La sabiduría popular considera que estar preparado para una pérdida, es una condición necesaria para poder sobrellevarla; sin embargo la gran mayoría espera poder escapar a tal desgracia, lo cual la convierte cuando así llega, en más triste y amarga para sobrellevarla.

Por ello, los pensadores estoicos recomendaban a sus seguidores el poseer sólo aquello que no temieran perder, basándose esta filosofía en el hecho de que ya tenemos escaso control sobre los factores externos, por lo que debemos concentrarnos en gobernarnos a nosotros mismos, para que aquello que suceda fuera de nuestro control, nos afecte lo menos posible.

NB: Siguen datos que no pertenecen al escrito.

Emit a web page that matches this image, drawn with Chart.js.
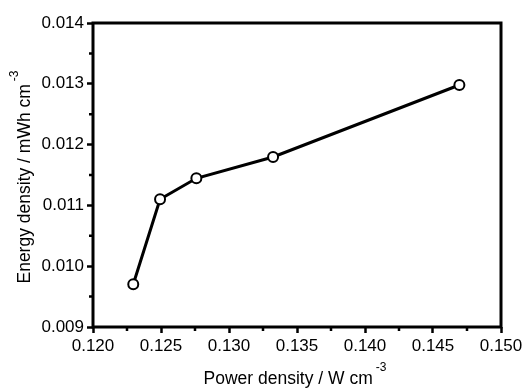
<!DOCTYPE html>
<html>
<head>
<meta charset="utf-8">
<script src="https://cdn.jsdelivr.net/npm/chart.js"></script>
<style>
  html, body { margin: 0; padding: 0; background: #fff; }
  #wrap { width: 530px; height: 390px; }
</style>
</head>
<body>
<div id="wrap"><canvas id="grafico" width="530" height="390"></canvas></div>
<script>
// datos
const powerDensity = [0.12296, 0.12493, 0.12760, 0.13324, 0.14694];
const energyDensity = [0.009702, 0.011100, 0.011446, 0.011796, 0.012980];
const xTicks = [0.120, 0.125, 0.130, 0.135, 0.140, 0.145, 0.150];
const yTicks = [0.009, 0.010, 0.011, 0.012, 0.013, 0.014];
const xTitle = "Power density / W cm";
const yTitle = "Energy density / mWh cm";
const titleSup = "-3";

const fuente = "Liberation Sans, Arial, sans-serif";

// marco, ticks menores y titulos de ejes
const extras = {
  id: "extras",
  afterDraw(chart) {
    const { ctx, chartArea: a, scales } = chart;
    ctx.save();
    ctx.strokeStyle = "#000";
    ctx.lineWidth = 3;
    ctx.strokeRect(a.left, a.top, a.right - a.left, a.bottom - a.top);

    // ticks menores
    ctx.lineWidth = 2.5;
    ctx.beginPath();
    for (let i = 0; i < xTicks.length - 1; i++) {
      const px = scales.x.getPixelForValue((xTicks[i] + xTicks[i + 1]) / 2);
      ctx.moveTo(px, a.bottom);
      ctx.lineTo(px, a.bottom + 4);
    }
    for (let i = 0; i < yTicks.length - 1; i++) {
      const py = scales.y.getPixelForValue((yTicks[i] + yTicks[i + 1]) / 2);
      ctx.moveTo(a.left, py);
      ctx.lineTo(a.left - 4, py);
    }
    ctx.stroke();

    // titulos
    const fMain = "17.5px " + fuente;
    const fSup = "12px " + fuente;
    ctx.fillStyle = "#000";
    ctx.textBaseline = "middle";
    ctx.textAlign = "left";
    ctx.font = fMain;
    const wx = ctx.measureText(xTitle).width;
    ctx.font = fSup;
    const wsx = ctx.measureText(titleSup).width;
    let x0 = 295 - (wx + wsx + 3) / 2;
    ctx.font = fMain;
    ctx.fillText(xTitle, x0, 379);
    ctx.font = fSup;
    ctx.fillText(titleSup, x0 + wx + 3, 368);

    ctx.translate(25, 0);
    ctx.rotate(-Math.PI / 2);
    ctx.font = fMain;
    const wy = ctx.measureText(yTitle).width;
    ctx.font = fSup;
    const wsy = ctx.measureText(titleSup).width;
    let y0 = -177 - (wy + wsy + 3) / 2;
    ctx.font = fMain;
    ctx.fillText(yTitle, y0, 0);
    ctx.font = fSup;
    ctx.fillText(titleSup, y0 + wy + 3, -10);
    ctx.restore();
  }
};

const ctx = document.getElementById("grafico").getContext("2d");
new Chart(ctx, {
  type: "scatter",
  data: {
    datasets: [
      {
        data: powerDensity.map((p, i) => ({ x: p, y: energyDensity[i] })),
        showLine: true,
        borderColor: "#000",
        borderWidth: 3,
        pointRadius: 5,
        pointBorderWidth: 2,
        pointBackgroundColor: "#fff",
        pointBorderColor: "#000",
      },
    ],
  },
  options: {
    responsive: false,
    animation: false,
    layout: { padding: { top: 23, right: 29, left: 0, bottom: 0 } },
    plugins: { legend: { display: false }, tooltip: { enabled: false } },
    scales: {
      x: {
        type: "linear",
        min: 0.12,
        max: 0.15,
        afterBuildTicks: (s) => { s.ticks = xTicks.map((v) => ({ value: v })); },
        afterFit: (s) => { s.height = 63; },
        border: { display: false },
        grid: { drawOnChartArea: false, drawTicks: true, tickLength: 6, tickWidth: 2.5, tickColor: "#000" },
        ticks: {
          color: "#000",
          padding: 3,
          maxRotation: 0,
          font: { family: fuente, size: 17 },
          callback: (v) => v.toFixed(3),
        },
      },
      y: {
        type: "linear",
        min: 0.009,
        max: 0.014,
        afterBuildTicks: (s) => { s.ticks = yTicks.map((v) => ({ value: v })); },
        afterFit: (s) => { s.width = 93; },
        border: { display: false },
        grid: { drawOnChartArea: false, drawTicks: true, tickLength: 6, tickWidth: 2.5, tickColor: "#000" },
        ticks: {
          color: "#000",
          padding: 3,
          font: { family: fuente, size: 17 },
          callback: (v) => v.toFixed(3),
        },
      },
    },
  },
  plugins: [extras],
});
</script>
</body>
</html>
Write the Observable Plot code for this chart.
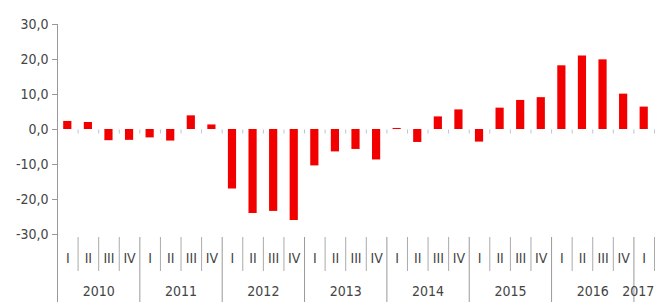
<!DOCTYPE html>
<html><head><meta charset="utf-8">
<script src="https://cdn.jsdelivr.net/npm/d3@7"></script>
<script src="https://cdn.jsdelivr.net/npm/@observablehq/plot@0.6"></script>
<style>
html,body{margin:0;padding:0;background:#fff;}
</style></head><body>
<div id="chart"></div>
<script>
const years = [2010, 2011, 2012, 2013, 2014, 2015, 2016, 2017];
const quarterNames = ["I", "II", "III", "IV"];
const values = [2.3, 2.0, -3.2, -3.1, -2.4, -3.3, 3.9, 1.3,
  -17.0, -24.0, -23.4, -26.0, -10.4, -6.4, -5.7, -8.7,
  0.3, -3.7, 3.6, 5.6, -3.6, 6.1, 8.3, 9.1,
  18.2, 21.0, 19.9, 10.1, 6.4];
const yTicks = [-30, -20, -10, 0, 10, 20, 30];

const data = values.map((v, i) => ({i, value: v, year: years[Math.floor(i / 4)], q: quarterNames[i % 4]}));
const n = data.length;
const boundaries = d3.range(0, n + 1);
const yearStarts = boundaries.filter(b => b % 4 === 0 && b < n);
const quarterSeps = boundaries.filter(b => b % 4 !== 0 || b === n);
const yearCenters = years.map(y => {
  const g = data.filter(d => d.year === y);
  return (g[0].i + g[g.length - 1].i + 1) / 2;
});
const fullYears = yearCenters.slice(0, -1);
const lastYear = yearCenters.slice(-1);
const yearLabel = d => String(years[yearCenters.indexOf(d)]);
const zeroTick = {draw(ctx) { ctx.moveTo(0, 0); ctx.lineTo(0, 4); }};
const fmt = d => d.toFixed(1).replace(".", ",");

const chart = Plot.plot({
  width: 656,
  height: 302,
  marginLeft: 57,
  marginRight: 2,
  marginTop: 24,
  marginBottom: 65,
  style: {fontFamily: "'Liberation Sans Narrow', 'Arial Narrow', 'DejaVu Sans Condensed', sans-serif", fontSize: "14px", color: "#444", background: "#fff"},
  x: {domain: [0, n], axis: null},
  y: {domain: [-30, 30], insetBottom: 3, axis: null},
  marks: [
    Plot.rectY(data, {x1: d => d.i, x2: d => d.i + 1, y: "value", insetLeft: 6.2, insetRight: 6.2, fill: "#f20000"}),
    Plot.dot(boundaries, {x: d => d, y: () => 0, symbol: zeroTick, r: 3, stroke: "#b9c6d2", strokeWidth: 1}),
    Plot.axisY({ticks: yTicks, tickFormat: fmt, tickSize: 5, tickPadding: 4, stroke: "#999", fill: "#444", label: null}),
    Plot.ruleX([0], {stroke: "#999"}),
    Plot.axisX({ticks: quarterSeps, tickSize: 34, tickFormat: () => "", stroke: "#aaa", label: null}),
    Plot.axisX({ticks: yearStarts, tickSize: 65, tickFormat: () => "", stroke: "#999", label: null}),
    Plot.axisX({ticks: data.map(d => d.i + 0.5), tickSize: 0, tickPadding: 16, tickFormat: d => data[Math.floor(d)].q, fill: "#444", label: null}),
    Plot.axisX({ticks: fullYears, tickSize: 0, tickPadding: 49, tickFormat: yearLabel, fill: "#444", label: null}),
    Plot.axisX({ticks: lastYear, tickSize: 0, tickPadding: 49, tickFormat: yearLabel, fill: "#444", dx: -6, label: null})
  ]
});
document.getElementById("chart").appendChild(chart);
</script>
</body></html>
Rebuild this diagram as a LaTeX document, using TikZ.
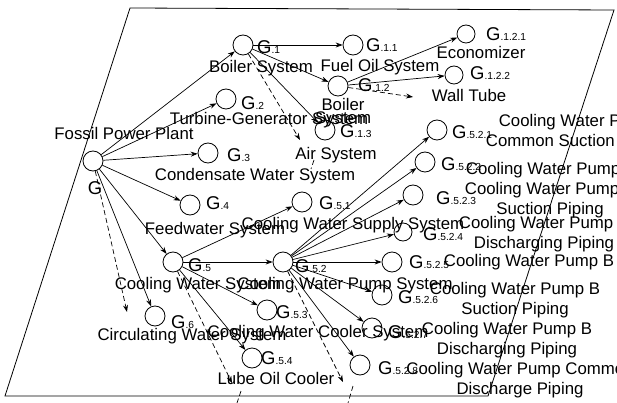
\documentclass[tikz,border=0pt]{standalone}
\usepackage{fontspec}
\setmainfont{Liberation Sans}
\usetikzlibrary{arrows.meta}
\newcommand{\gl}[1]{{\fontsize{18.5}{18}\selectfont G}{\fontsize{10.2}{10}\selectfont #1}}
\tikzset{
  circ/.style={circle,draw,line width=0.8pt,minimum size=20pt,inner sep=0pt},
  circs/.style={circ,minimum size=18pt},
  arr/.style={line width=0.7pt,-{Stealth[length=7pt,width=5pt]}},
  darr/.style={line width=0.7pt,dash pattern=on 5pt off 3pt,-{Stealth[length=7pt,width=5pt]}},
  dseg/.style={line width=0.7pt,dash pattern=on 5pt off 3pt},
  txt/.style={inner sep=0pt,font=\fontsize{16.8}{20}\selectfont,align=center},
  gtxt/.style={inner sep=0pt,anchor=west},
  frame/.style={line width=0.8pt}
}
\begin{document}
\begin{tikzpicture}[x=1pt,y=-1pt]
\useasboundingbox (0,0) rectangle (617,403);
\clip (0,0) rectangle (617,403);
% frame
\draw[frame] (5,396) -- (130,8) -- (614,10) -- (488,396) -- cycle;
% circles
\node[circ] (r) at (93,161) {};
\node[circ] (g1) at (243,45) {};
\node[circ] (g2) at (226,99) {};
\node[circ] (g3) at (208,153) {};
\node[circ] (g4) at (190,205) {};
\node[circ] (g5) at (173,262) {};
\node[circ] (g6) at (155,316) {};
\node[circ] (g11) at (353,45) {};
\node[circ] (g12) at (338,86) {};
\node[circ] (g13) at (325,130) {};
\node[circs] (g121) at (466,34) {};
\node[circs] (g122) at (454,75) {};
\node[circ] (g51) at (302,202) {};
\node[circ] (g52) at (283,262) {};
\node[circ] (g53) at (267,310) {};
\node[circ] (g54) at (252,358) {};
\node[circ] (g521) at (437,130) {};
\node[circ] (g522) at (425,162) {};
\node[circ] (g523) at (413,195) {};
\node[circs] (g524) at (403,232) {};
\node[circ] (g525) at (392,262) {};
\node[circ] (g526) at (382,295) {};
\node[circ] (g527) at (372,328) {};
\node[circ] (g528) at (360,365) {};
% G labels
\node[inner sep=0pt] (lr) at (95,188) {\gl{}};
\node[gtxt] (l1) at (257,47) {\gl{.1}};
\node[gtxt] (l2) at (241,103) {\gl{.2}};
\node[gtxt] (l3) at (227,155) {\gl{.3}};
\node[gtxt] (l4) at (206,203) {\gl{.4}};
\node[gtxt] (l5) at (188,265) {\gl{.5}};
\node[gtxt] (l6) at (171,322) {\gl{.6}};
\node[gtxt] (l11) at (366,45) {\gl{.1.1}};
\node[gtxt] (l12) at (358,85) {\gl{.1.2}};
\node[gtxt] (l13) at (340,131) {\gl{.1.3}};
\node[gtxt] (l121) at (486,34) {\gl{.1.2.1}};
\node[gtxt] (l122) at (470,73) {\gl{.1.2.2}};
\node[gtxt] (l51) at (319,203) {\gl{.5.1}};
\node[gtxt] (l52) at (295,266) {\gl{.5.2}};
\node[gtxt] (l53) at (276,312) {\gl{.5.3}};
\node[gtxt] (l54) at (261,358) {\gl{.5.4}};
\node[gtxt] (l521) at (452,132) {\gl{.5.2.1}};
\node[gtxt] (l522) at (441,164) {\gl{.5.2.2}};
\node[gtxt] (l523) at (436,198) {\gl{.5.2.3}};
\node[gtxt] (l524) at (423,234) {\gl{.5.2.4}};
\node[gtxt] (l525) at (409,262) {\gl{.5.2.5}};
\node[gtxt] (l526) at (398,297) {\gl{.5.2.6}};
\node[gtxt] (l527) at (388,332) {\gl{.5.2.7}};
\node[gtxt] (l528) at (378,368) {\gl{.5.2.8}};
% name texts
\node[txt] (tr) at (124,133) {Fossil Power Plant};
\node[txt] (t1) at (261,68) {Boiler System};
\node[txt] (t2) at (269,120) {Turbine-Generator System};
\node[txt] (t3) at (255,176) {Condensate Water System};
\node[txt] (t4) at (215,230) {Feedwater System};
\node[txt] (t5) at (198,285) {Cooling Water System};
\node[txt] (t6) at (192,336) {Circulating Water System};
\node[txt] (t11) at (380,67) {Fuel Oil System};
\node[txt,font=\fontsize{16.8}{13}\selectfont] (t12) at (343,113) {Boiler\\System};
\node[txt] (t13) at (336,155) {Air System};
\node[txt] (t121) at (481,52) {Economizer};
\node[txt] (t122) at (469,95) {Wall Tube};
\node[txt] (t51) at (353,225) {Cooling Water Supply System};
\node[txt] (t52) at (345,285) {Cooling Water Pump System};
\node[txt] (t53) at (318,333) {Cooling Water Cooler System};
\node[txt] (t54) at (276,378) {Lube Oil Cooler};
\node[txt] (t521) at (576,132) {Cooling Water Pump\\Common Suction Piping};
\node[txt] (t522) at (551,170) {Cooling Water Pump A};
\node[txt] (t523) at (550,200) {Cooling Water Pump A\\Suction Piping};
\node[txt] (t524) at (544,234) {Cooling Water Pump A\\Discharging Piping};
\node[txt] (t525) at (529,262) {Cooling Water Pump B};
\node[txt] (t526) at (515,300) {Cooling Water Pump B\\Suction Piping};
\node[txt] (t527) at (507,340) {Cooling Water Pump B\\Discharging Piping};
\node[txt] (t528) at (520,380) {Cooling Water Pump Common\\Discharge Piping};
% connectors
\foreach \t in {g1,g2,g3,g4,g5,g6} \draw[arr] (r) -- (\t);
\foreach \t in {g11,g12,g13} \draw[arr] (g1) -- (\t);
\foreach \t in {g121,g122} \draw[arr] (g12) -- (\t);
\foreach \t in {g51,g52,g53,g54} \draw[arr] (g5) -- (\t);
\foreach \t in {g521,g522,g523,g524,g525,g526,g527,g528} \draw[arr] (g52) -- (\t);
% dashed continuations
\coordinate (d0) at (127,312);
\coordinate (d1) at (300,140);
\coordinate (d12) at (413,97);
\coordinate (d5) at (232,383);
\coordinate (d52) at (343,382);
\draw[darr] (r) -- (d0);
\draw[darr] (g1) -- (d1);
\draw[darr] (g12) -- (d12);
\draw[darr] (g5) -- (d5);
\draw[darr] (g52) -- (d52);
\coordinate (e1a) at (314,160); \coordinate (e1b) at (311,169);
\coordinate (e2a) at (241,391); \coordinate (e2b) at (237,403);
\coordinate (e3a) at (353,386); \coordinate (e3b) at (348,403);
\draw[dseg] (e1a) -- (e1b);
\draw[dseg] (e2a) -- (e2b);
\draw[dseg] (e3a) -- (e3b);
\end{tikzpicture}
\end{document}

Sin embargo, la misma deja de lado quizás el punto más importante: que si uno limita el amor para evitar su dolor, prácticamente equivale a una muerte anticipada.

Mi madre solía decirme: “Carlos, la vida es tan corta, y el oficio de vivir tan difícil, que cuando uno comienza a aprenderlo, ya es hora de morirse”. Por eso uno debería aprender, emprender y soñar todo el tiempo como si fuésemos a vivir toda la vida, y vivir como si fuésemos a morir mañana.

Por esto, tomar la vida a manos llenas, abrazarla y lanzarnos de lleno en ella con energía, pasión y placer, es quizás buscarse todo tipo de problemas; pero el precio de evitar estos problemas es el precio de haber pasado por este mundo -el breve o largo tiempo que nos toque vivirlo-, sin haber vivido realmente. ¡Si queremos morir bien, tenemos que aprender a vivir bien!

Morir es fácil, lo difícil es vivir, y cuanto más difícil se vuelve, según algunos estudios realizados, más fuerte es la voluntad de seguir viviendo, porque en el fondo el ser humano le tiene miedo a la muerte, que todos en menor o mayor grado tenemos. Pero es precisamente este miedo, la verdadera afirmación de la vida.

Lo más triste resulta, cuando le es arrebatada la vida a un amigo, o a un ser querido, especialmente si es ocasionada por un criminal que es ajeno e insensible al dolor que causa con su acto en la familia y seres allegados a la víctima.

¿Habría que aplicar la pena de muerte, o matar a estos individuos? Una sociedad que se precie de cívica no debería tener la pena de muerte en su código penal; pero no deja de ser una gran verdad, que dicha sociedad, no debería tener la necesidad de tenerla.